Always Tomorrow (film #8 on Feature Films. Also, film #75 on Prelinger Archive). [Category: Industrial]

Coca-Cola bottler Jim Westlake reacts to World War II by going on a long, extended reminiscence, where he tells us all about the troubles he had to deal with in the past, which he solved with good ol’ American pluck, know-how, and faith in Coca-Cola, amen! This is a campy and interesting portrait of the corporate culture of Coca-Cola in the 40s, as well as the more general attitudes of big business at the time. Campiest is probably Jim’s second banana Larry, who whines like Droopy about trifles like war, depressions, sugar shortages, and how they are going to pay their bills. Jim himself is obviously too important to dirty his hands with that stuff––he’s too busy thinking about The Future and how it involves selling more and more Coca-Cola so that the business can grow and grow and grow without end.
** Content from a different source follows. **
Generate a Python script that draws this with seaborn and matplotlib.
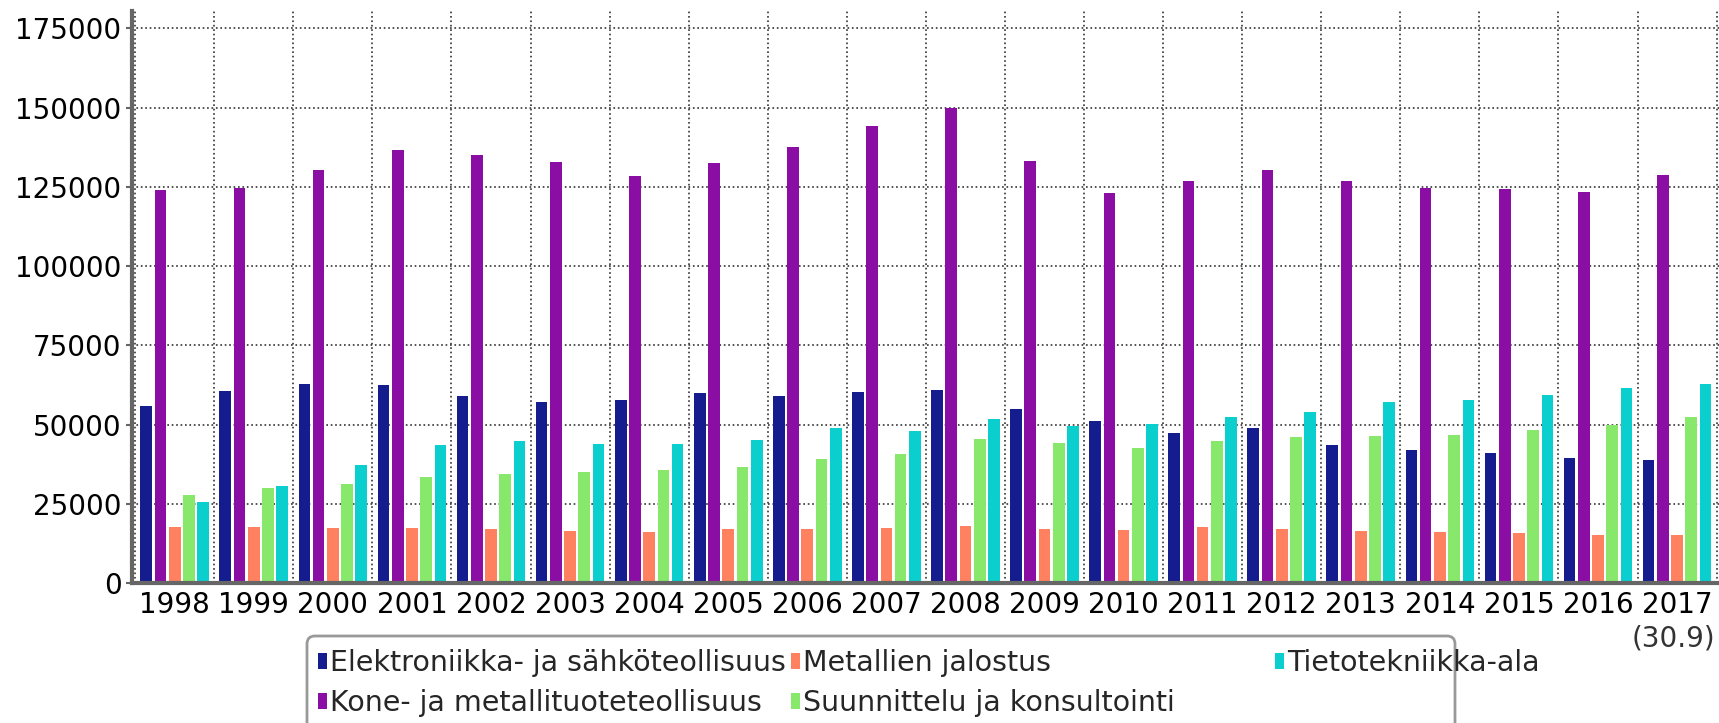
import seaborn as sns
import matplotlib.pyplot as plt
import pandas as pd
import numpy as np
from matplotlib.patches import FancyBboxPatch, Patch
from matplotlib.transforms import IdentityTransform
from matplotlib.ticker import FixedLocator

# -------------------------------
# 1. Data
# -------------------------------
years = ["1998", "1999", "2000", "2001", "2002", "2003", "2004", "2005", "2006", "2007",
         "2008", "2009", "2010", "2011", "2012", "2013", "2014", "2015", "2016", "2017"]

elektroniikka = [56000, 60500, 62800, 62500, 59100, 57100, 57600, 59800, 59100, 60300,
                 60800, 54800, 51100, 47300, 48800, 43500, 41900, 40900, 39400, 38800]
kone = [123900, 124500, 130200, 136500, 135200, 132800, 128300, 132500, 137700, 144200,
        150000, 133100, 123100, 127000, 130400, 126700, 124600, 124200, 123500, 128600]
metallien = [17700, 17800, 17500, 17500, 17100, 16400, 16100, 17000, 17100, 17300,
             18000, 17100, 16600, 17700, 17000, 16300, 16100, 15800, 15300, 15000]
suunnittelu = [27900, 30100, 31300, 33500, 34300, 35100, 35600, 36600, 39100, 40800,
               45400, 44200, 42500, 44800, 46100, 46400, 46800, 48300, 49900, 52400]
tietotekniikka = [25500, 30600, 37300, 43600, 44800, 43800, 43800, 45200, 48900, 48000,
                  51600, 49400, 50100, 52400, 53900, 57000, 57700, 59400, 61500, 62800]

series_names = ["Elektroniikka- ja sähköteollisuus", "Kone- ja metallituoteteollisuus",
                "Metallien jalostus", "Suunnittelu ja konsultointi", "Tietotekniikka-ala"]
series_values = [elektroniikka, kone, metallien, suunnittelu, tietotekniikka]
colors = ["#151c8e", "#8a0ea4", "#ff8160", "#88e86b", "#0bcfcf"]

y_ticks = [0, 25000, 50000, 75000, 100000, 125000, 150000, 175000]
last_year_note = "(30.9)"

rows = []
for name, values in zip(series_names, series_values):
    for year, v in zip(years, values):
        rows.append([year, name, v])
df = pd.DataFrame(rows, columns=["Vuosi", "Ala", "Arvo"])

# -------------------------------
# 2. Style
# -------------------------------
sns.set_theme(style="white")
plt.rcParams["font.family"] = ["DejaVu Sans"]

W, H = 1719, 723
fig = plt.figure(figsize=(W / 100, H / 100), dpi=100)
ax = fig.add_axes([132 / W, (H - 583) / H, (W - 132) / W, 572 / H])

# -------------------------------
# 3. Bars
# -------------------------------
sns.barplot(data=df, x="Vuosi", y="Arvo", hue="Ala", hue_order=series_names,
            order=years, palette=colors, saturation=1, width=0.9, gap=0.18,
            linewidth=0, errorbar=None, legend=False, ax=ax)

# small padding left of the first group, last group ends at the figure edge
ax.set_xlim(-0.54, 19.53)
ax.set_ylim(0, 180500)
ax.set_xlabel("")
ax.set_ylabel("")

ax.set_yticks(y_ticks)
ax.set_yticklabels([str(t) for t in y_ticks])

# grid: horizontal at y ticks, vertical at group boundaries
ax.set_axisbelow(True)
ax.xaxis.set_minor_locator(FixedLocator(np.arange(-0.5, len(years), 1.0)))
ax.grid(axis="y", which="major", linestyle=":", color="#333333", linewidth=1.2)
ax.grid(axis="x", which="minor", linestyle=":", color="#333333", linewidth=1.2)
ax.grid(axis="x", which="major", visible=False)

ax.tick_params(axis="x", which="major", length=0, pad=6, labelsize=20, labelcolor="black")
ax.tick_params(axis="x", which="minor", length=5, width=1.5, color="#555555", direction="out")
ax.tick_params(axis="y", which="major", length=4.5, width=1.5, color="#666666", pad=3,
               labelsize=20, labelcolor="black", left=True)

for side in ["top", "right"]:
    ax.spines[side].set_visible(False)
for side in ["left", "bottom"]:
    ax.spines[side].set_color("#666666")
    ax.spines[side].set_linewidth(3)

ax.text(len(years) - 1.05, -55 / 572, last_year_note, transform=ax.get_xaxis_transform(),
        ha="center", va="center", fontsize=20, color="#333333")

# -------------------------------
# 4. Legend (three columns, fixed positions, one shared frame)
# -------------------------------
frame = FancyBboxPatch((307, -30), 1148, H - 636 + 30,
                       boxstyle="round,pad=0,rounding_size=8",
                       transform=IdentityTransform(), facecolor="none",
                       edgecolor="#999999", linewidth=2)
fig.add_artist(frame)

columns = [[0, 1], [2, 3], [4]]
col_x = [318, 791, 1275]
for idx, x in zip(columns, col_x):
    handles = [Patch(facecolor=colors[i], edgecolor="none", label=series_names[i]) for i in idx]
    fig.legend(handles=handles, loc="upper left", bbox_to_anchor=(x / W, 1 - 649 / H),
               frameon=False, fontsize=20.5, handlelength=0.3, handleheight=0.5,
               handletextpad=0.12, borderpad=0, borderaxespad=0, labelspacing=0.42)

# -------------------------------
# 5. Save
# -------------------------------
plt.savefig("out.png", dpi=100)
Absolutely no downside is shown for this unending growth. The film goes on and on about this, grinding its messages of future-thinking and faith in the all-powerful-and-good sugary brown beverage into the ground until you want to scream. Some may find this tedious, but for my money this makes the film a must-see as the ultimate example of corporate religion spouted in an industrial film. Settle down, grab an ice-cold Coke, and watch the show, folks. Soon, at least according to the Onion, it’ll be mandatory!

Ratings: Camp/Humor Value: ****. Weirdness: ***. Historical Interest: *****. Overall Rating: ****.